Morse, 28, has worked at Murray Community School for three years. Before Murray, he was a teaching assistant at a few county schools and tutored Charlottesville students. He also was a community center director at Friendship Court, a low-income neighborhood in the city.

“I just want people to know that I’m a huge advocate for student voice and student choice to make sure that we empower our students,” he said. “That, to me, starts off with meeting students where they are, building those relationships and long-lasting connections, and then introducing project-based work.”

Morse moved to Charlottesville from Albemarle in fourth grade and attended city schools all through his senior year, except for one year. In middle and high school, Morse said he was placed in lower-level classes but had an eighth-grade civics teacher help him get in the right classes. But when he went to Charlottesville High School, he said he was told that he wasn’t prepared for the more advanced classes.
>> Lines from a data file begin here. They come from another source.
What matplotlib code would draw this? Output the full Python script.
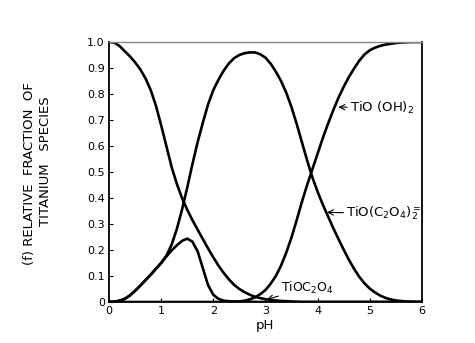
import matplotlib.pyplot as plt

# fraction of each titanium species vs pH (read every 0.1 pH unit)
ph = [round(0.1 * i, 1) for i in range(61)]

tio_free = [1.0, 0.998, 0.985, 0.965, 0.945, 0.922, 0.895, 0.86, 0.815, 0.755,
            0.68, 0.60, 0.52, 0.455, 0.40, 0.355, 0.315, 0.278, 0.242, 0.206,
            0.172, 0.14, 0.112, 0.087, 0.066, 0.05, 0.038, 0.028, 0.02, 0.015,
            0.011, 0.008, 0.006, 0.004, 0.003, 0.002, 0.001, 0.0, 0.0, 0.0,
            0.0, 0.0, 0.0, 0.0, 0.0, 0.0, 0.0, 0.0, 0.0, 0.0,
            0.0, 0.0, 0.0, 0.0, 0.0, 0.0, 0.0, 0.0, 0.0, 0.0, 0.0]

tio_c2o4 = [0.0, 0.001, 0.005, 0.012, 0.025, 0.043, 0.063, 0.084, 0.105, 0.128,
            0.15, 0.175, 0.198, 0.218, 0.235, 0.244, 0.232, 0.195, 0.13, 0.065,
            0.028, 0.012, 0.005, 0.003, 0.002, 0.0015, 0.001, 0.001, 0.0005, 0.0,
            0.0, 0.0, 0.0, 0.0, 0.0, 0.0, 0.0, 0.0, 0.0, 0.0,
            0.0, 0.0, 0.0, 0.0, 0.0, 0.0, 0.0, 0.0, 0.0, 0.0,
            0.0, 0.0, 0.0, 0.0, 0.0, 0.0, 0.0, 0.0, 0.0, 0.0, 0.0]

tio_c2o4_2 = [0.0, 0.001, 0.005, 0.012, 0.025, 0.043, 0.063, 0.084, 0.105, 0.128,
              0.15, 0.178, 0.22, 0.28, 0.355, 0.44, 0.53, 0.615, 0.69, 0.76,
              0.815, 0.855, 0.89, 0.918, 0.938, 0.95, 0.957, 0.96, 0.96, 0.953,
              0.94, 0.917, 0.886, 0.85, 0.805, 0.75, 0.685, 0.615, 0.545, 0.48,
              0.425, 0.375, 0.33, 0.285, 0.243, 0.202, 0.163, 0.128, 0.097, 0.072,
              0.052, 0.037, 0.025, 0.016, 0.01, 0.006, 0.004, 0.002, 0.001, 0.0005, 0.0]

tio_oh2 = [0.0, 0.0, 0.0, 0.0, 0.0, 0.0, 0.0, 0.0, 0.0, 0.0,
           0.0, 0.0, 0.0, 0.0, 0.0, 0.0, 0.0, 0.0, 0.0, 0.0,
           0.0, 0.0, 0.0, 0.0, 0.0005, 0.002, 0.005, 0.01, 0.018, 0.03,
           0.046, 0.07, 0.10, 0.14, 0.19, 0.248, 0.315, 0.385, 0.45, 0.51,
           0.57, 0.63, 0.685, 0.737, 0.785, 0.827, 0.865, 0.898, 0.928, 0.952,
           0.968, 0.978, 0.985, 0.99, 0.993, 0.996, 0.998, 0.999, 1.0, 1.0, 1.0]

xticks = [0, 1, 2, 3, 4, 5, 6]
yticks = [0, 0.1, 0.2, 0.3, 0.4, 0.5, 0.6, 0.7, 0.8, 0.9, 1.0]
ylabels = ['0', '0.1', '0.2', '0.3', '0.4', '0.5', '0.6', '0.7', '0.8', '0.9', '1.0']

fig = plt.figure(figsize=(4.75, 3.43), dpi=100)
ax = fig.add_axes([0.2295, 0.1195, 0.6585, 0.758])

for y in [tio_free, tio_c2o4, tio_c2o4_2, tio_oh2]:
    ax.plot(ph, y, color='black', lw=1.9, solid_joinstyle='round',
            solid_capstyle='round')

ax.set_xlim(0, 6)
ax.set_ylim(0, 1.0)
ax.set_xticks(xticks)
ax.set_yticks(yticks)
ax.set_yticklabels(ylabels)
ax.tick_params(direction='in', length=3, width=0.8, labelsize=8, pad=3)
ax.spines['top'].set_color('#888888')
ax.spines['top'].set_linewidth(1.0)
for s in ['left', 'bottom', 'right']:
    ax.spines[s].set_linewidth(1.3)

ax.set_xlabel('pH', fontsize=9.5, labelpad=2)
fig.text(0.063, 0.495, '(f) RELATIVE  FRACTION  OF', rotation=90,
         fontsize=9.5, ha='center', va='center')
fig.text(0.095, 0.53, 'TITANIUM   SPECIES', rotation=90,
         fontsize=9.5, ha='center', va='center')

arrow = dict(arrowstyle='->', color='black', lw=0.8, shrinkA=0, shrinkB=0)
ax.annotate(r'TiO (OH)$_2$', xy=(4.4, 0.75), xytext=(4.62, 0.745),
            fontsize=9.5, va='center', arrowprops=arrow)
ax.annotate(r'TiO(C$_2$O$_4$)$_2^{=}$', xy=(4.18, 0.345), xytext=(4.55, 0.34),
            fontsize=9.5, va='center', arrowprops=arrow)
ax.annotate(r'TiOC$_2$O$_4$', xy=(3.03, 0.01), xytext=(3.3, 0.055),
            fontsize=9, va='center', arrowprops=arrow)

plt.savefig('out.png', dpi=100)
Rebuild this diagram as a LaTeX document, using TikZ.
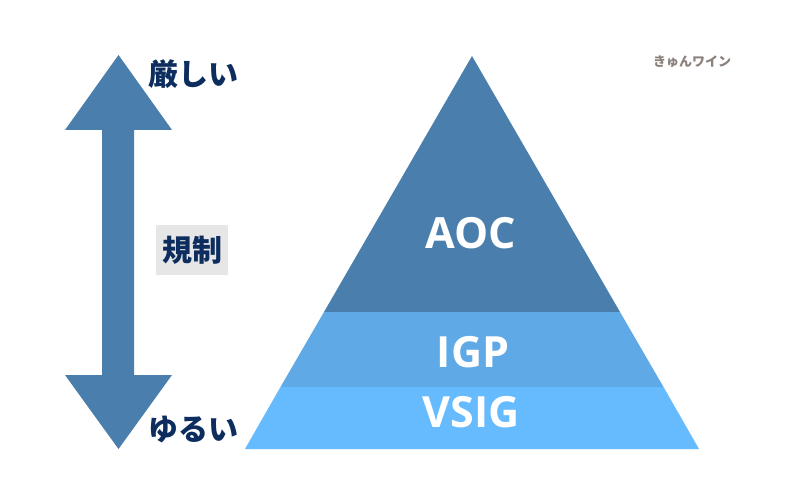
\documentclass[tikz,border=0pt]{standalone}
\usepackage{fontspec}
\newfontfamily\jpfont{Noto Sans CJK JP}
\newfontfamily\lafont{Open Sans}
\definecolor{arrowblue}{HTML}{4A7EAC}
\definecolor{aoc}{HTML}{4A7EAC}
\definecolor{igp}{HTML}{5FA9E6}
\definecolor{vsig}{HTML}{66BAFE}
\definecolor{navy}{HTML}{0C2D5E}
\definecolor{lgray}{HTML}{E6E6E6}
\definecolor{wm}{HTML}{8A807C}
\tikzset{
  jplabel/.style={font=\jpfont\bfseries\fontsize{30bp}{32bp}\selectfont, text=navy, inner sep=0pt},
  tierlabel/.style={font=\lafont\bfseries\fontsize{43bp}{46bp}\selectfont, text=white, inner sep=0pt},
}
\begin{document}
\begin{tikzpicture}[x=1bp,y=-1bp]
\useasboundingbox (0,0) rectangle (800,500);
\fill[white] (0,0) rectangle (800,500);
% double arrow
\fill[arrowblue] (118.5,55) -- (172,130) -- (134,130) -- (134,375) -- (172,375)
  -- (118.5,449) -- (65,375) -- (102,375) -- (102,130) -- (65,130) -- cycle;
% pyramid
\fill[aoc] (472,56) -- (620,312) -- (324,312) -- cycle;
\fill[igp] (324,312) -- (620,312) -- (663.5,387) -- (280.5,387) -- cycle;
\fill[vsig] (280.5,387) -- (663.5,387) -- (699,449) -- (245,449) -- cycle;
% labels
\node[jplabel, anchor=west] (strict) at (148,74) {厳しい};
\node[jplabel, anchor=west] (loose) at (148,430) {ゆるい};
\node[fill=lgray, minimum width=72bp, minimum height=49bp, inner sep=0pt] (regbox) at (192,250) {};
\node[jplabel] (reg) at (regbox.center) {規制};
\node[tierlabel] (aocl) at (471,233) {AOC};
\node[tierlabel] (igpl) at (473,352) {IGP};
\node[tierlabel] (vsigl) at (471,412) {VSIG};
\node[font=\jpfont\bfseries\fontsize{13bp}{14bp}\selectfont, text=wm, inner sep=0pt] (wmark) at (692,62) {きゅんワイン};
\end{tikzpicture}
\end{document}
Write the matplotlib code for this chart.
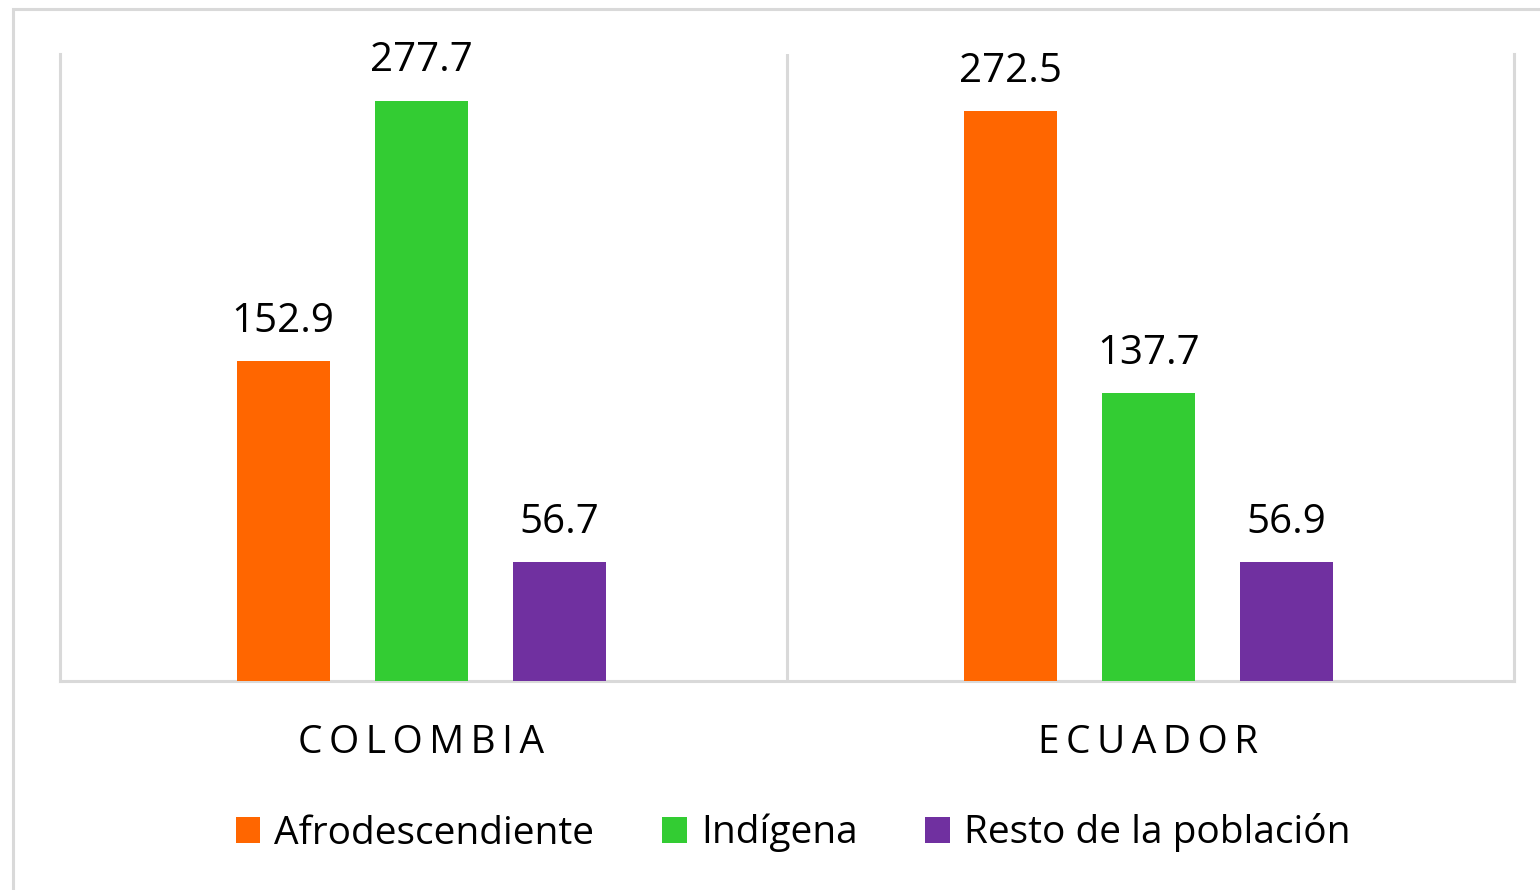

“I didn’t know any better; my mom didn’t know any better,” he said.

During his junior year, Morse attended Monticello High School, where teachers helped him access more advanced classes, including dual-enrollment and Advanced Placement courses.

In his senior year, when he was back at CHS and in an upper-level class, he said there weren’t enough seats in that classroom, so he transferred to the lower-level course to have a comfortable seat.

“I realized that what I learned in nine weeks of those AP, dual-enrollment courses is essentially what the general population would learn over the course of an entire year,” he said. “I just thought that was completely unfair and it’s not preparing those students — most of those students were my friends who I played basketball with and grew up with — for the future. So I realized this is more of a babysitting service and I left and got my GED.”

He has since earned an associate’s degree from Piedmont Virginia Community College and is currently working on a bachelor’s degree through Old Dominion University.

Morse said his non-traditional route and experiences give him the perspective of people who don’t like education and help him as he works to better engage students.

“So, I just want to make sure that everything that we do is beneficial to our students, especially our students of need,” he said.